The Corps also is proposing restrictions to the hours that recreational boaters could use the locks. Recreational users would get time periods each day - one in the morning, one in the afternoon or evening - to use locks. The idea, said Balgavy, is to group many small, recreational watercraft together for a single passage through a lock.

“One towboat and barges may fill up a whole chamber” at a lock, said Corps spokesman Laurie Driver. “But you can put a lot of recreational boats together and lock them through at the same time.”

“We’re talking to fishermen and others about what times work best for them,” Balgavy said.

The policy is proposed to start at two of the busiest recreational locks near Little Rock, the Murray and David D. Terry locks.

Arkansas fishing enthusiasts have already said they worry the changes could hurt sports fishing and quash hopes of Little Rock ever hosting the Bassmaster Classic or another Elite Series Tournament.

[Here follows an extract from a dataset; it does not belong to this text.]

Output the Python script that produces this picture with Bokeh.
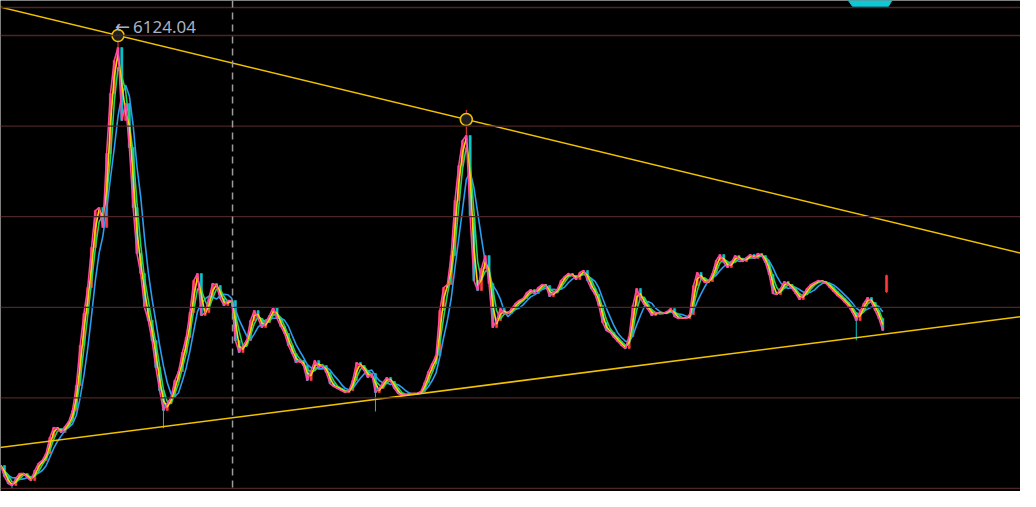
import numpy as np
from bokeh.plotting import figure
from bokeh.models import Range1d, Span, ColumnDataSource
from bokeh.embed import file_html
from bokeh.resources import INLINE
from bokeh.core.properties import value

# ---- data (monthly closes, index 0 = first bar) ----
close = [
    1254, 1132, 1055, 1033, 1110, 1165, 1165, 1121, 1088, 1198,
    1276, 1309, 1386, 1563, 1673, 1662, 1618, 1684, 1739, 1861,
    2137, 2578, 2931, 3218, 3660, 4068, 4101, 3881, 4697, 5360,
    5724, 5867, 5062, 5249, 4764, 4101, 3594, 3373, 2998, 2854,
    2633, 2335, 2081, 1861, 1938, 2004, 2192, 2291, 2501, 2666,
    2942, 3295, 3373, 2909, 2942, 3097, 3262, 3240, 3097, 3019,
    3075, 3075, 2633, 2501, 2578, 2633, 2854, 2964, 2876, 2777,
    2832, 2909, 2998, 2876, 2788, 2710, 2578, 2490, 2390, 2412,
    2357, 2192, 2302, 2412, 2335, 2357, 2280, 2158, 2125, 2103,
    2081, 2059, 2081, 2192, 2390, 2357, 2302, 2225, 2269, 2059,
    2103, 2169, 2225, 2181, 2103, 2048, 2026, 2037, 2048, 2048,
    2048, 2070, 2169, 2291, 2379, 2467, 2964, 3218, 3251, 3571,
    4178, 4565, 4841, 4896, 4013, 3295, 3185, 3428, 3571, 3262,
    2777, 2854, 2986, 2931, 2931, 2986, 3042, 3075, 3097, 3163,
    3196, 3152, 3218, 3251, 3240, 3119, 3163, 3196, 3295, 3340,
    3373, 3351, 3306, 3384, 3406, 3295, 3207, 3141, 3019, 2832,
    2744, 2721, 2666, 2622, 2578, 2545, 2677, 3019, 3207, 3097,
    3030, 2975, 2909, 2942, 2931, 2931, 2953, 2986, 2898, 2876,
    2887, 2876, 2920, 3240, 3384, 3317, 3273, 3284, 3373, 3516,
    3582, 3494, 3439, 3494, 3571, 3538, 3505, 3549, 3582, 3538,
    3594, 3571, 3494, 3362, 3152, 3141, 3207, 3284, 3251, 3207,
    3152, 3086, 3141, 3207, 3251, 3273, 3295, 3284, 3262, 3218,
    3174, 3130, 3097, 3053, 3008, 2942, 2854, 2953, 3042, 3108,
    3053, 2964, 2876, 2744,
]
# extreme wicks (bar index, price)
extreme_idx = [3, 31, 43, 99, 123, 226]
extreme_val = [998.23, 6124.04, 1664.93, 1849.65, 5178.19, 2635.09]
# last, separated bar: open, high, low, close
last_bar = [3170, 3360, 3160, 3350]

grid_levels = [1000, 2000, 3000, 4000, 5000, 6000]
frame_top = 6309
upper_anchor_idx = [31, 123]
upper_anchor_val = [6000, 5073]
lower_anchor_idx = [43, 226]
lower_anchor_val = [1683, 2664]
marker_idx = 61.25
peak_arrow = "\u2190"
peak_text = "6124.04"
ma_periods = [5, 3, 2, 1]
ma_colors = ["#2a9df0", "#22d462", "#ffd400", "#ff47a6"]
# small cyan tab at the top edge (index, price corners)
tab_x = [223.7, 235.6, 234.5, 225.0]
tab_y = [6400, 6400, 6322, 6322]

UP = "#ff3c3c"
DOWN = "#0cc4cc"

# ---- build bars ----
n = len(close)
idx = np.arange(n + 1, dtype=float)
c = np.array(close + [last_bar[3]], dtype=float)
o = np.concatenate([[close[0]], np.array(close[:-1], dtype=float), [last_bar[0]]])
hi = np.maximum(o, c)
lo = np.minimum(o, c)
hi[-1] = last_bar[1]
lo[-1] = last_bar[2]
for k, v in zip(extreme_idx, extreme_val):
    hi[k] = max(hi[k], v)
    lo[k] = min(lo[k], v)
col = [UP if cc >= oo else DOWN for oo, cc in zip(o, c)]
bars = ColumnDataSource(dict(x=idx, top=np.maximum(o, c), bottom=np.minimum(o, c),
                             hi=hi, lo=lo, color=col))

X0, X1 = -0.04, 269.38
Y0, Y1 = 966.6, 6386.3

p = figure(width=1020, height=491, output_backend="svg", toolbar_location=None,
           x_range=Range1d(X0, X1), y_range=Range1d(Y0, Y1),
           x_axis_location=None, y_axis_location=None,
           background_fill_color="#000000", border_fill_color="#000000",
           min_border=0, outline_line_color=None)
p.xgrid.visible = False
p.ygrid.visible = False

for lv in grid_levels + [frame_top]:
    p.add_layout(Span(location=lv, dimension="width", line_color="#4c2525", line_width=1.3))

p.add_layout(Span(location=marker_idx, dimension="height", line_color="#9c9c9c",
                  line_width=1.5, line_dash="7 5"))

p.patch(tab_x, tab_y, fill_color="#0cc8d6", line_color="#0cc8d6")

# candles
p.segment(x0="x", y0="lo", x1="x", y1="hi", color="color", line_width=1, source=bars)
p.vbar(x="x", width=0.6, top="top", bottom="bottom", fill_color="color",
       line_color="color", line_width=0.5, source=bars)

# moving averages over the main series
cs = np.array(close, dtype=float)
for per, colr in zip(ma_periods, ma_colors):
    ma = np.array([cs[max(0, i - per + 1):i + 1].mean() for i in range(n)])
    p.line(np.arange(n), ma, line_color=colr, line_width=1.6)

# trend lines through anchors, extended across the frame
def ext(ix, iv):
    s = (iv[1] - iv[0]) / (ix[1] - ix[0])
    return [X0 - 1, X1 + 1], [iv[0] + s * (X0 - 1 - ix[0]), iv[0] + s * (X1 + 1 - ix[0])]

for ax, av in [(upper_anchor_idx, upper_anchor_val), (lower_anchor_idx, lower_anchor_val)]:
    xs, ys = ext(ax, av)
    p.line(xs, ys, line_color="#f2c200", line_width=1.6)

p.scatter(upper_anchor_idx, upper_anchor_val, size=12, fill_color="#1e1e1e",
          line_color="#f2c200", line_width=1.6)

p.text(x=[extreme_idx[1]], y=[extreme_val[1]], text=[peak_arrow],
       text_font=value("DejaVu Sans"), text_font_size="18px", text_color="#a9b2c6",
       text_align="left", text_baseline="middle", x_offset=-3, y_offset=2)
p.text(x=[extreme_idx[1]], y=[extreme_val[1]], text=[peak_text],
       text_font=value("Noto Sans"), text_font_size="17px", text_color="#a9b2c6",
       text_align="left", text_baseline="middle", x_offset=15, y_offset=3)

open("out.html", "w").write(file_html(p, INLINE))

“Why would you want to under those rules?” Jerry McKinnis of Little Rock, a principal owner of Bass Anglers Sportsman Society, or BASS, told the Arkansas Democrat-Gazette last week. “You just couldn’t.”

The Corps is looking at the Murray and David D. Terry locks because they are the only ones on the Arkansas River that now meet the “high recreational” criteria of use.

Balgavy said other rivers besides the Arkansas are also shutting down locks for maintenance and limiting use by recreational boaters. One is the Ouachita-Black River that flows from South Arkansas into Louisiana.

“We’re doing what we can to prolong the life of the locks,” he said. “We see the day when big things break down and we won’t have the money to repair them.”

Higginbotham, of the waterways commission, said he and others are working with Arkansas’ congressional delegation to look at legislation to be introduced later this year to help with the Corps’ budget woes.

“The key is to reduce the delay factor” of shutting down the locks, Higginbotham said. “The Corps doesn’t want it. We don’t want it. The users don’t want it. If we continue working together we’ll come up with something that makes sense.”